SHORT TASK: Copy the data exactly; pictures stay out of the copy.

DATA SECTION:

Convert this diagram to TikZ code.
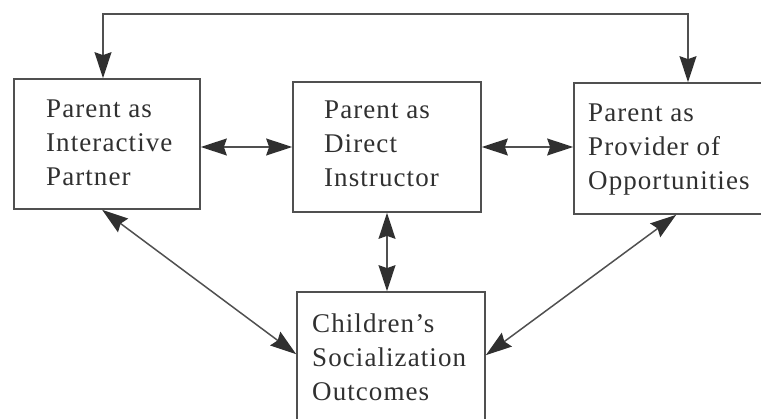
\documentclass[tikz,border=0pt]{standalone}
\usepackage{fontspec}
\setmainfont{Liberation Serif}[LetterSpace=4]
\usetikzlibrary{arrows.meta,calc}
\definecolor{inkline}{HTML}{505050}
\definecolor{inktext}{HTML}{303030}
\tikzset{
  boxnode/.style={draw=inkline, line width=1.7pt, rectangle, inner sep=0pt, fill=none},
  labeltext/.style={anchor=west, align=left, inner sep=0pt, text=inktext,
                    font=\fontsize{27}{34}\selectfont},
  arr/.style={draw=inkline, line width=1.5pt,
              {Stealth[length=26pt,width=17pt,inset=3pt,color=inktext]}-{Stealth[length=26pt,width=17pt,inset=3pt,color=inktext]}}
}
\begin{document}
\begin{tikzpicture}[x=1pt,y=-1pt]
\useasboundingbox (0,0) rectangle (761,419);
\clip (0,0) rectangle (761,419);
% boxes
\node[boxnode, minimum width=186pt, minimum height=130pt] (L) at (107,144) {};
\node[boxnode, minimum width=188pt, minimum height=130pt] (M) at (387,147) {};
\node[boxnode, minimum width=188pt, minimum height=131pt] (R) at (668,148.5) {};
\node[boxnode, minimum width=188pt, minimum height=133pt] (B) at (391,358.5) {};
% texts
\node[labeltext] (Lt) at (46,143) {Parent as\\Interactive\\Partner};
\node[labeltext] (Mt) at (324,144) {Parent as\\Direct\\Instructor};
\node[labeltext] (Rt) at (588,150) {Parent as\\Provider of\\Opportunities};
\node[labeltext] (Bt) at (312,357) {Children's\\Socialization\\Outcomes};
% top connector
\coordinate (tl) at (103,14);
\coordinate (tr) at (688,14);
\draw[arr] (tl |- L.north) -- (tl) -- (tr) -- (tr |- R.north);
% horizontal
\draw[arr] (L.east |- M.west) -- (M.west);
\draw[arr] (M.east) -- (M.east -| R.west);
% vertical
\draw[arr] (M.south) -- (M.south |- B.north);
% diagonals
\coordinate (d1) at ([xshift=89pt]L.south west);
\coordinate (d2) at ([yshift=-63pt]B.north west);
\coordinate (d3) at ([xshift=103pt]R.south west);
\coordinate (d4) at ([yshift=-64pt]B.north east);
\draw[arr] (d1) -- (d2);
\draw[arr] (d3) -- (d4);
\end{tikzpicture}
\end{document}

ANSWER FOR THE TASK:
Convert this diagram to TikZ code.
\documentclass[tikz,border=0pt]{standalone}
\usepackage{fontspec}
\setmainfont{Liberation Serif}[LetterSpace=4]
\usetikzlibrary{arrows.meta,calc}
\definecolor{inkline}{HTML}{505050}
\definecolor{inktext}{HTML}{303030}
\tikzset{
  boxnode/.style={draw=inkline, line width=1.7pt, rectangle, inner sep=0pt, fill=none},
  labeltext/.style={anchor=west, align=left, inner sep=0pt, text=inktext,
                    font=\fontsize{27}{34}\selectfont},
  arr/.style={draw=inkline, line width=1.5pt,
              {Stealth[length=26pt,width=17pt,inset=3pt,color=inktext]}-{Stealth[length=26pt,width=17pt,inset=3pt,color=inktext]}}
}
\begin{document}
\begin{tikzpicture}[x=1pt,y=-1pt]
\useasboundingbox (0,0) rectangle (761,419);
\clip (0,0) rectangle (761,419);
% boxes
\node[boxnode, minimum width=186pt, minimum height=130pt] (L) at (107,144) {};
\node[boxnode, minimum width=188pt, minimum height=130pt] (M) at (387,147) {};
\node[boxnode, minimum width=188pt, minimum height=131pt] (R) at (668,148.5) {};
\node[boxnode, minimum width=188pt, minimum height=133pt] (B) at (391,358.5) {};
% texts
\node[labeltext] (Lt) at (46,143) {Parent as\\Interactive\\Partner};
\node[labeltext] (Mt) at (324,144) {Parent as\\Direct\\Instructor};
\node[labeltext] (Rt) at (588,150) {Parent as\\Provider of\\Opportunities};
\node[labeltext] (Bt) at (312,357) {Children's\\Socialization\\Outcomes};
% top connector
\coordinate (tl) at (103,14);
\coordinate (tr) at (688,14);
\draw[arr] (tl |- L.north) -- (tl) -- (tr) -- (tr |- R.north);
% horizontal
\draw[arr] (L.east |- M.west) -- (M.west);
\draw[arr] (M.east) -- (M.east -| R.west);
% vertical
\draw[arr] (M.south) -- (M.south |- B.north);
% diagonals
\coordinate (d1) at ([xshift=89pt]L.south west);
\coordinate (d2) at ([yshift=-63pt]B.north west);
\coordinate (d3) at ([xshift=103pt]R.south west);
\coordinate (d4) at ([yshift=-64pt]B.north east);
\draw[arr] (d1) -- (d2);
\draw[arr] (d3) -- (d4);
\end{tikzpicture}
\end{document}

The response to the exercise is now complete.